■ EXERCISE INSTRUCTIONS
Reproduce the listing below exactly. Pictures do not belong in the copy.

■ DATA LINES

** start **

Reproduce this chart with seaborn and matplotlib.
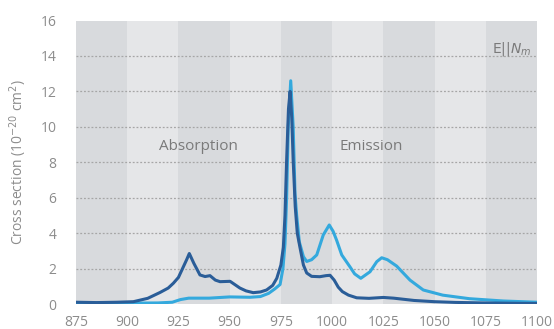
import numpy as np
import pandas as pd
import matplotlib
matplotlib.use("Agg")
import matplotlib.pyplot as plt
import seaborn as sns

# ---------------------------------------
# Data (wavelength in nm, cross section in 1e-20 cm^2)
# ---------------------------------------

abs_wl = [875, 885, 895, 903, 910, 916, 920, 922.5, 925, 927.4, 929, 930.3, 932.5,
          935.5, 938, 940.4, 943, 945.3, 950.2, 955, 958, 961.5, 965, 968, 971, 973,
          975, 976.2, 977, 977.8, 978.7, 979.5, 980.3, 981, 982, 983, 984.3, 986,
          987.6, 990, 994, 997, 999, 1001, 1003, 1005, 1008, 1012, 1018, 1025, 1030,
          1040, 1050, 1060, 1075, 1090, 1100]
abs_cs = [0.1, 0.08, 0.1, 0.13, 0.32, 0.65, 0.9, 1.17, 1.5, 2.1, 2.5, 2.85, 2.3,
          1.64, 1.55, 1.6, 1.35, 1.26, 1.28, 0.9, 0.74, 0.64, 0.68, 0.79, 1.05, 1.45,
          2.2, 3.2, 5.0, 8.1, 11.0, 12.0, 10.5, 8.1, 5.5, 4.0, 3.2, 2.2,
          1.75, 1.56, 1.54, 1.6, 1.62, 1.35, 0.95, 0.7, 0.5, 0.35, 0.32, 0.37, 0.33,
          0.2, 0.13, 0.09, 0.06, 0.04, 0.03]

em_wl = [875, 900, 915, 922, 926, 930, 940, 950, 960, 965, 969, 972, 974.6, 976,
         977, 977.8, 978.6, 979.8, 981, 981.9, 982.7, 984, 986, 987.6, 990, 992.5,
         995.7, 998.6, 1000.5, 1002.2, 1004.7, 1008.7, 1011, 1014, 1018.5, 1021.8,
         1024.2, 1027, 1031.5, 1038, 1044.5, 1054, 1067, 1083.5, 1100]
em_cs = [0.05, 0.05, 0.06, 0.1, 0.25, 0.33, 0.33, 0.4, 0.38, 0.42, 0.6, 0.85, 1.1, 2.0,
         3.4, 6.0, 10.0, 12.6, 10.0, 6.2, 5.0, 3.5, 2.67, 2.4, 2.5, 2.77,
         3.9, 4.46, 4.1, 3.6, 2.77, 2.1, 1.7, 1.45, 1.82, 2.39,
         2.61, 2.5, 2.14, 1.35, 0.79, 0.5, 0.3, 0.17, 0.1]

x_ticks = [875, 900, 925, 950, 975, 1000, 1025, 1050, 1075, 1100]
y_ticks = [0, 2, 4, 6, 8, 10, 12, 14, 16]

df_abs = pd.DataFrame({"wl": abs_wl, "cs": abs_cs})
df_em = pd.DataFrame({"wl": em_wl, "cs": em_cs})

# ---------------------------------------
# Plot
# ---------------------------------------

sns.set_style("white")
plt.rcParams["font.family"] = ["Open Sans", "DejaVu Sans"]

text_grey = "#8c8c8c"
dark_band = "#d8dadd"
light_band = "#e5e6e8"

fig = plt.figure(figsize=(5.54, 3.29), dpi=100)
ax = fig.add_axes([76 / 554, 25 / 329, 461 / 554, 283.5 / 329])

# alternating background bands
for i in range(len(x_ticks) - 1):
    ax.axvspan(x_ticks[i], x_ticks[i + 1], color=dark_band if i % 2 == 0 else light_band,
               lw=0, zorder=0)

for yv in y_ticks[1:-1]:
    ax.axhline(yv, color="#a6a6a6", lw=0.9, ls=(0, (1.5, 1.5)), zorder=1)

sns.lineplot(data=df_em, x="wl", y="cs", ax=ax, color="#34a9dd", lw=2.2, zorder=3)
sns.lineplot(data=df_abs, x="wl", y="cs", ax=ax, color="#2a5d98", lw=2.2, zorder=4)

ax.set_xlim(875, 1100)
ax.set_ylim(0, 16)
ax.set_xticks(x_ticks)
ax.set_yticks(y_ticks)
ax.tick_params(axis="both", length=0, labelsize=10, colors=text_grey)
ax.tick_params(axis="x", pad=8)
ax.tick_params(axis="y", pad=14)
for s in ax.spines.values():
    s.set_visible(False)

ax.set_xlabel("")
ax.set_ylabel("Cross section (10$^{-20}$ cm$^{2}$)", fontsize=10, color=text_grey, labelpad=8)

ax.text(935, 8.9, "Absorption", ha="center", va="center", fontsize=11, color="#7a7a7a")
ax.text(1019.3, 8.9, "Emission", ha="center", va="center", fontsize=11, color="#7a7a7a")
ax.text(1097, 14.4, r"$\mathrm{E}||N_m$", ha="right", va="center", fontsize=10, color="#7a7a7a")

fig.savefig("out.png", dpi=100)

** end **

■ EXERCISE RESULT
Reproduce this chart with seaborn and matplotlib.
import numpy as np
import pandas as pd
import matplotlib
matplotlib.use("Agg")
import matplotlib.pyplot as plt
import seaborn as sns

# ---------------------------------------
# Data (wavelength in nm, cross section in 1e-20 cm^2)
# ---------------------------------------

abs_wl = [875, 885, 895, 903, 910, 916, 920, 922.5, 925, 927.4, 929, 930.3, 932.5,
          935.5, 938, 940.4, 943, 945.3, 950.2, 955, 958, 961.5, 965, 968, 971, 973,
          975, 976.2, 977, 977.8, 978.7, 979.5, 980.3, 981, 982, 983, 984.3, 986,
          987.6, 990, 994, 997, 999, 1001, 1003, 1005, 1008, 1012, 1018, 1025, 1030,
          1040, 1050, 1060, 1075, 1090, 1100]
abs_cs = [0.1, 0.08, 0.1, 0.13, 0.32, 0.65, 0.9, 1.17, 1.5, 2.1, 2.5, 2.85, 2.3,
          1.64, 1.55, 1.6, 1.35, 1.26, 1.28, 0.9, 0.74, 0.64, 0.68, 0.79, 1.05, 1.45,
          2.2, 3.2, 5.0, 8.1, 11.0, 12.0, 10.5, 8.1, 5.5, 4.0, 3.2, 2.2,
          1.75, 1.56, 1.54, 1.6, 1.62, 1.35, 0.95, 0.7, 0.5, 0.35, 0.32, 0.37, 0.33,
          0.2, 0.13, 0.09, 0.06, 0.04, 0.03]

em_wl = [875, 900, 915, 922, 926, 930, 940, 950, 960, 965, 969, 972, 974.6, 976,
         977, 977.8, 978.6, 979.8, 981, 981.9, 982.7, 984, 986, 987.6, 990, 992.5,
         995.7, 998.6, 1000.5, 1002.2, 1004.7, 1008.7, 1011, 1014, 1018.5, 1021.8,
         1024.2, 1027, 1031.5, 1038, 1044.5, 1054, 1067, 1083.5, 1100]
em_cs = [0.05, 0.05, 0.06, 0.1, 0.25, 0.33, 0.33, 0.4, 0.38, 0.42, 0.6, 0.85, 1.1, 2.0,
         3.4, 6.0, 10.0, 12.6, 10.0, 6.2, 5.0, 3.5, 2.67, 2.4, 2.5, 2.77,
         3.9, 4.46, 4.1, 3.6, 2.77, 2.1, 1.7, 1.45, 1.82, 2.39,
         2.61, 2.5, 2.14, 1.35, 0.79, 0.5, 0.3, 0.17, 0.1]

x_ticks = [875, 900, 925, 950, 975, 1000, 1025, 1050, 1075, 1100]
y_ticks = [0, 2, 4, 6, 8, 10, 12, 14, 16]

df_abs = pd.DataFrame({"wl": abs_wl, "cs": abs_cs})
df_em = pd.DataFrame({"wl": em_wl, "cs": em_cs})

# ---------------------------------------
# Plot
# ---------------------------------------

sns.set_style("white")
plt.rcParams["font.family"] = ["Open Sans", "DejaVu Sans"]

text_grey = "#8c8c8c"
dark_band = "#d8dadd"
light_band = "#e5e6e8"

fig = plt.figure(figsize=(5.54, 3.29), dpi=100)
ax = fig.add_axes([76 / 554, 25 / 329, 461 / 554, 283.5 / 329])

# alternating background bands
for i in range(len(x_ticks) - 1):
    ax.axvspan(x_ticks[i], x_ticks[i + 1], color=dark_band if i % 2 == 0 else light_band,
               lw=0, zorder=0)

for yv in y_ticks[1:-1]:
    ax.axhline(yv, color="#a6a6a6", lw=0.9, ls=(0, (1.5, 1.5)), zorder=1)

sns.lineplot(data=df_em, x="wl", y="cs", ax=ax, color="#34a9dd", lw=2.2, zorder=3)
sns.lineplot(data=df_abs, x="wl", y="cs", ax=ax, color="#2a5d98", lw=2.2, zorder=4)

ax.set_xlim(875, 1100)
ax.set_ylim(0, 16)
ax.set_xticks(x_ticks)
ax.set_yticks(y_ticks)
ax.tick_params(axis="both", length=0, labelsize=10, colors=text_grey)
ax.tick_params(axis="x", pad=8)
ax.tick_params(axis="y", pad=14)
for s in ax.spines.values():
    s.set_visible(False)

ax.set_xlabel("")
ax.set_ylabel("Cross section (10$^{-20}$ cm$^{2}$)", fontsize=10, color=text_grey, labelpad=8)

ax.text(935, 8.9, "Absorption", ha="center", va="center", fontsize=11, color="#7a7a7a")
ax.text(1019.3, 8.9, "Emission", ha="center", va="center", fontsize=11, color="#7a7a7a")
ax.text(1097, 14.4, r"$\mathrm{E}||N_m$", ha="right", va="center", fontsize=10, color="#7a7a7a")

fig.savefig("out.png", dpi=100)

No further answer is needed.